**Exercise directions**
Leave out the pictures; transcribe all else exactly.

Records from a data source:

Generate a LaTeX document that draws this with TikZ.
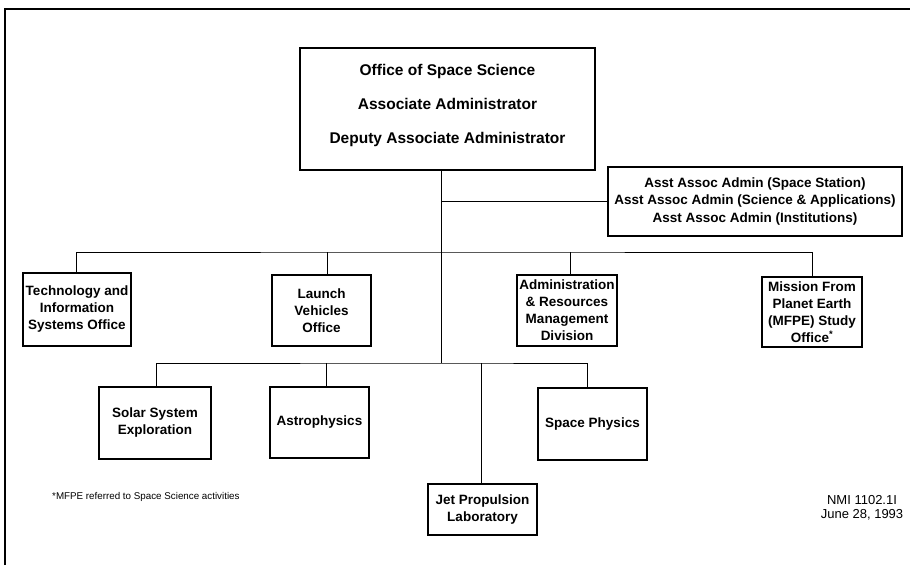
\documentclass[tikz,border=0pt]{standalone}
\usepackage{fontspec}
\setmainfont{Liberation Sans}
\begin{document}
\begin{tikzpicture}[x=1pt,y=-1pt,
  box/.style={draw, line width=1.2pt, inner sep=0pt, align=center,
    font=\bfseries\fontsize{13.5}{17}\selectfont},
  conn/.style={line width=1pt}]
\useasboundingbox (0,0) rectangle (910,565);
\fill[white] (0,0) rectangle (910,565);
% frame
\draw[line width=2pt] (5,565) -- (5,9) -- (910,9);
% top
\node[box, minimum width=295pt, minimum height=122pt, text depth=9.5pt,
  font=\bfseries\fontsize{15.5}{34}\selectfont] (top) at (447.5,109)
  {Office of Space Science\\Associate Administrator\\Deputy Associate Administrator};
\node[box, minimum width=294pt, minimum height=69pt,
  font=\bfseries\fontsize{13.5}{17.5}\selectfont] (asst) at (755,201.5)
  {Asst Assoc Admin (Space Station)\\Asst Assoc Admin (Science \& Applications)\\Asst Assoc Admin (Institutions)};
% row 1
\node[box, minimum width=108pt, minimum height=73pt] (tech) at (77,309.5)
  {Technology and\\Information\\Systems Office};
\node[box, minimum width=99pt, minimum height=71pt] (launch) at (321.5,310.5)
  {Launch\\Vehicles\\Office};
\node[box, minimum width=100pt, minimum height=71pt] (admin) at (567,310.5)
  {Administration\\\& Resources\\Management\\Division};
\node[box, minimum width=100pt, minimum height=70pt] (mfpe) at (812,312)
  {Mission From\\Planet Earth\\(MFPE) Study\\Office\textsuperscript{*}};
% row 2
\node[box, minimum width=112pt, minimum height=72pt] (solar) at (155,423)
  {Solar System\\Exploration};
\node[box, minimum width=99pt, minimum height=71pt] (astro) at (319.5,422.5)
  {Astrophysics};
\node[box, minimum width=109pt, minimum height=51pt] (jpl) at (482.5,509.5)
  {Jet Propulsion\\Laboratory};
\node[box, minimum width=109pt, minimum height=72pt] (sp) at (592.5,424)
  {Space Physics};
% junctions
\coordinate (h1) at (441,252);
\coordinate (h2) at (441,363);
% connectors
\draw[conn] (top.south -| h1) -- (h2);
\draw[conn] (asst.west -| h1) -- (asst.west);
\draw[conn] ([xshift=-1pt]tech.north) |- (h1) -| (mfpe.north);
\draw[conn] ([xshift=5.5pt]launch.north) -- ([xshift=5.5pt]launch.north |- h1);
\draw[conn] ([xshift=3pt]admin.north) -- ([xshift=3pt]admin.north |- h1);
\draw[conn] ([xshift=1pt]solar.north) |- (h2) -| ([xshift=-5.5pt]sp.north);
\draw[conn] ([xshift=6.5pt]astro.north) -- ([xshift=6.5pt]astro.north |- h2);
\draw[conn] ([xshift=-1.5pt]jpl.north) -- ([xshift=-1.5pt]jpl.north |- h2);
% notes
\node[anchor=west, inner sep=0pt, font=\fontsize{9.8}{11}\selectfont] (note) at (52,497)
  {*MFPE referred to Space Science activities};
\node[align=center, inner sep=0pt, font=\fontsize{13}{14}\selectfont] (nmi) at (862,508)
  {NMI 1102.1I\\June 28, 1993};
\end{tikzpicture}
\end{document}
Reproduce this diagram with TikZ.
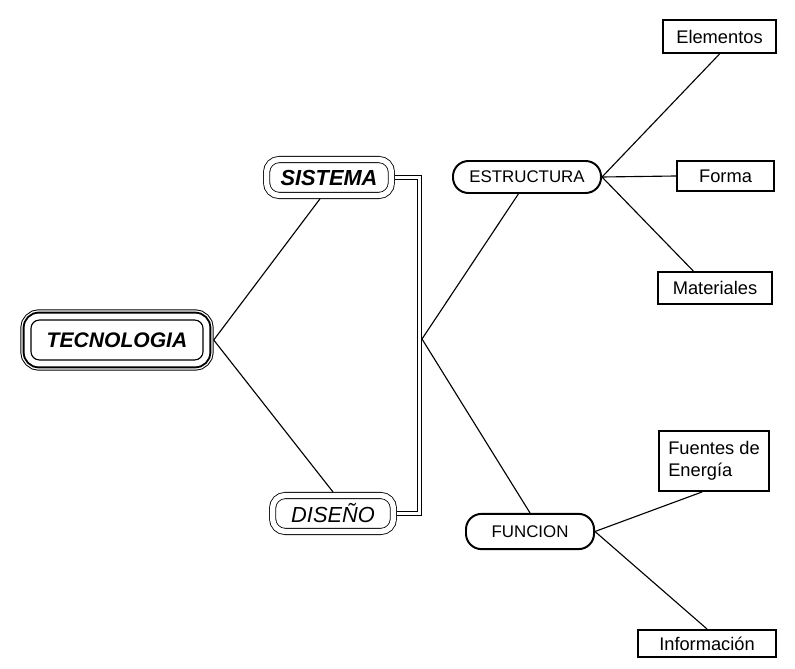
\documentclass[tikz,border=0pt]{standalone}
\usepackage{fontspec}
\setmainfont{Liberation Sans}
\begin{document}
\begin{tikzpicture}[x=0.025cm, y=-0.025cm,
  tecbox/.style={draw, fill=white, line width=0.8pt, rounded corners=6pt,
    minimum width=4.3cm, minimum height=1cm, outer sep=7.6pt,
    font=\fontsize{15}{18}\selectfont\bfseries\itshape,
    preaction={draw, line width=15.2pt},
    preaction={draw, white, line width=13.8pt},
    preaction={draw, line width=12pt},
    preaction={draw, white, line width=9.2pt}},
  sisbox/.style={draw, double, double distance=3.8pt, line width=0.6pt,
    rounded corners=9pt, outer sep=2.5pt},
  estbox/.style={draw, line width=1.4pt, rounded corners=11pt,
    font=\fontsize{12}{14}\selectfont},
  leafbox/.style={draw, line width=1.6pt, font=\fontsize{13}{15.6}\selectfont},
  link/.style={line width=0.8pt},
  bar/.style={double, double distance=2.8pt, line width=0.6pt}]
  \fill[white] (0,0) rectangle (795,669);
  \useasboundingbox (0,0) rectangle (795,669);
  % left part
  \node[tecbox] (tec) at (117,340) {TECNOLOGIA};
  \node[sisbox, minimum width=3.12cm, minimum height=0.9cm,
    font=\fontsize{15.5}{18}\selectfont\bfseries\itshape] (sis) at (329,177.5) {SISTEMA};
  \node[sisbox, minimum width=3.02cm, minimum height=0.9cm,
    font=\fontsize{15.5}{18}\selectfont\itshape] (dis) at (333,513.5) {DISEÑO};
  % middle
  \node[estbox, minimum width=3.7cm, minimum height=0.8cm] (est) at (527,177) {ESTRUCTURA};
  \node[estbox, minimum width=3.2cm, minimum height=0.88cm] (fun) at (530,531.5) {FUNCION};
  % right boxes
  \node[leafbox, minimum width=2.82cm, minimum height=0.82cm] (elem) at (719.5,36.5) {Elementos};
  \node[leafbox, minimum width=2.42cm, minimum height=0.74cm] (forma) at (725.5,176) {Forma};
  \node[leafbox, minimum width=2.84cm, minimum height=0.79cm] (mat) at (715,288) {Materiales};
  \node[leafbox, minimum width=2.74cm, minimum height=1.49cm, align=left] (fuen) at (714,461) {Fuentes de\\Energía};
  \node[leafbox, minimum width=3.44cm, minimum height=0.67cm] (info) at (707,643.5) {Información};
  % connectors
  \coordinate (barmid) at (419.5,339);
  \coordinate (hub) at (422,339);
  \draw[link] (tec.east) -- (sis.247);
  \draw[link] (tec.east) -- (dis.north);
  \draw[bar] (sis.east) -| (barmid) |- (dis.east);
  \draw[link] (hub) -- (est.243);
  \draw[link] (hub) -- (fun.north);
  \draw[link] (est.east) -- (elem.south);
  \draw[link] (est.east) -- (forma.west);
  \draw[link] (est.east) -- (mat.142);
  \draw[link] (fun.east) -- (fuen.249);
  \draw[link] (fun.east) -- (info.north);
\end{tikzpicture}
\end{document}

**Task solution**
Generate a LaTeX document that draws this with TikZ.
\documentclass[tikz,border=0pt]{standalone}
\usepackage{fontspec}
\setmainfont{Liberation Sans}
\begin{document}
\begin{tikzpicture}[x=1pt,y=-1pt,
  box/.style={draw, line width=1.2pt, inner sep=0pt, align=center,
    font=\bfseries\fontsize{13.5}{17}\selectfont},
  conn/.style={line width=1pt}]
\useasboundingbox (0,0) rectangle (910,565);
\fill[white] (0,0) rectangle (910,565);
% frame
\draw[line width=2pt] (5,565) -- (5,9) -- (910,9);
% top
\node[box, minimum width=295pt, minimum height=122pt, text depth=9.5pt,
  font=\bfseries\fontsize{15.5}{34}\selectfont] (top) at (447.5,109)
  {Office of Space Science\\Associate Administrator\\Deputy Associate Administrator};
\node[box, minimum width=294pt, minimum height=69pt,
  font=\bfseries\fontsize{13.5}{17.5}\selectfont] (asst) at (755,201.5)
  {Asst Assoc Admin (Space Station)\\Asst Assoc Admin (Science \& Applications)\\Asst Assoc Admin (Institutions)};
% row 1
\node[box, minimum width=108pt, minimum height=73pt] (tech) at (77,309.5)
  {Technology and\\Information\\Systems Office};
\node[box, minimum width=99pt, minimum height=71pt] (launch) at (321.5,310.5)
  {Launch\\Vehicles\\Office};
\node[box, minimum width=100pt, minimum height=71pt] (admin) at (567,310.5)
  {Administration\\\& Resources\\Management\\Division};
\node[box, minimum width=100pt, minimum height=70pt] (mfpe) at (812,312)
  {Mission From\\Planet Earth\\(MFPE) Study\\Office\textsuperscript{*}};
% row 2
\node[box, minimum width=112pt, minimum height=72pt] (solar) at (155,423)
  {Solar System\\Exploration};
\node[box, minimum width=99pt, minimum height=71pt] (astro) at (319.5,422.5)
  {Astrophysics};
\node[box, minimum width=109pt, minimum height=51pt] (jpl) at (482.5,509.5)
  {Jet Propulsion\\Laboratory};
\node[box, minimum width=109pt, minimum height=72pt] (sp) at (592.5,424)
  {Space Physics};
% junctions
\coordinate (h1) at (441,252);
\coordinate (h2) at (441,363);
% connectors
\draw[conn] (top.south -| h1) -- (h2);
\draw[conn] (asst.west -| h1) -- (asst.west);
\draw[conn] ([xshift=-1pt]tech.north) |- (h1) -| (mfpe.north);
\draw[conn] ([xshift=5.5pt]launch.north) -- ([xshift=5.5pt]launch.north |- h1);
\draw[conn] ([xshift=3pt]admin.north) -- ([xshift=3pt]admin.north |- h1);
\draw[conn] ([xshift=1pt]solar.north) |- (h2) -| ([xshift=-5.5pt]sp.north);
\draw[conn] ([xshift=6.5pt]astro.north) -- ([xshift=6.5pt]astro.north |- h2);
\draw[conn] ([xshift=-1.5pt]jpl.north) -- ([xshift=-1.5pt]jpl.north |- h2);
% notes
\node[anchor=west, inner sep=0pt, font=\fontsize{9.8}{11}\selectfont] (note) at (52,497)
  {*MFPE referred to Space Science activities};
\node[align=center, inner sep=0pt, font=\fontsize{13}{14}\selectfont] (nmi) at (862,508)
  {NMI 1102.1I\\June 28, 1993};
\end{tikzpicture}
\end{document}
Reproduce this diagram with TikZ.
\documentclass[tikz,border=0pt]{standalone}
\usepackage{fontspec}
\setmainfont{Liberation Sans}
\begin{document}
\begin{tikzpicture}[x=0.025cm, y=-0.025cm,
  tecbox/.style={draw, fill=white, line width=0.8pt, rounded corners=6pt,
    minimum width=4.3cm, minimum height=1cm, outer sep=7.6pt,
    font=\fontsize{15}{18}\selectfont\bfseries\itshape,
    preaction={draw, line width=15.2pt},
    preaction={draw, white, line width=13.8pt},
    preaction={draw, line width=12pt},
    preaction={draw, white, line width=9.2pt}},
  sisbox/.style={draw, double, double distance=3.8pt, line width=0.6pt,
    rounded corners=9pt, outer sep=2.5pt},
  estbox/.style={draw, line width=1.4pt, rounded corners=11pt,
    font=\fontsize{12}{14}\selectfont},
  leafbox/.style={draw, line width=1.6pt, font=\fontsize{13}{15.6}\selectfont},
  link/.style={line width=0.8pt},
  bar/.style={double, double distance=2.8pt, line width=0.6pt}]
  \fill[white] (0,0) rectangle (795,669);
  \useasboundingbox (0,0) rectangle (795,669);
  % left part
  \node[tecbox] (tec) at (117,340) {TECNOLOGIA};
  \node[sisbox, minimum width=3.12cm, minimum height=0.9cm,
    font=\fontsize{15.5}{18}\selectfont\bfseries\itshape] (sis) at (329,177.5) {SISTEMA};
  \node[sisbox, minimum width=3.02cm, minimum height=0.9cm,
    font=\fontsize{15.5}{18}\selectfont\itshape] (dis) at (333,513.5) {DISEÑO};
  % middle
  \node[estbox, minimum width=3.7cm, minimum height=0.8cm] (est) at (527,177) {ESTRUCTURA};
  \node[estbox, minimum width=3.2cm, minimum height=0.88cm] (fun) at (530,531.5) {FUNCION};
  % right boxes
  \node[leafbox, minimum width=2.82cm, minimum height=0.82cm] (elem) at (719.5,36.5) {Elementos};
  \node[leafbox, minimum width=2.42cm, minimum height=0.74cm] (forma) at (725.5,176) {Forma};
  \node[leafbox, minimum width=2.84cm, minimum height=0.79cm] (mat) at (715,288) {Materiales};
  \node[leafbox, minimum width=2.74cm, minimum height=1.49cm, align=left] (fuen) at (714,461) {Fuentes de\\Energía};
  \node[leafbox, minimum width=3.44cm, minimum height=0.67cm] (info) at (707,643.5) {Información};
  % connectors
  \coordinate (barmid) at (419.5,339);
  \coordinate (hub) at (422,339);
  \draw[link] (tec.east) -- (sis.247);
  \draw[link] (tec.east) -- (dis.north);
  \draw[bar] (sis.east) -| (barmid) |- (dis.east);
  \draw[link] (hub) -- (est.243);
  \draw[link] (hub) -- (fun.north);
  \draw[link] (est.east) -- (elem.south);
  \draw[link] (est.east) -- (forma.west);
  \draw[link] (est.east) -- (mat.142);
  \draw[link] (fun.east) -- (fuen.249);
  \draw[link] (fun.east) -- (info.north);
\end{tikzpicture}
\end{document}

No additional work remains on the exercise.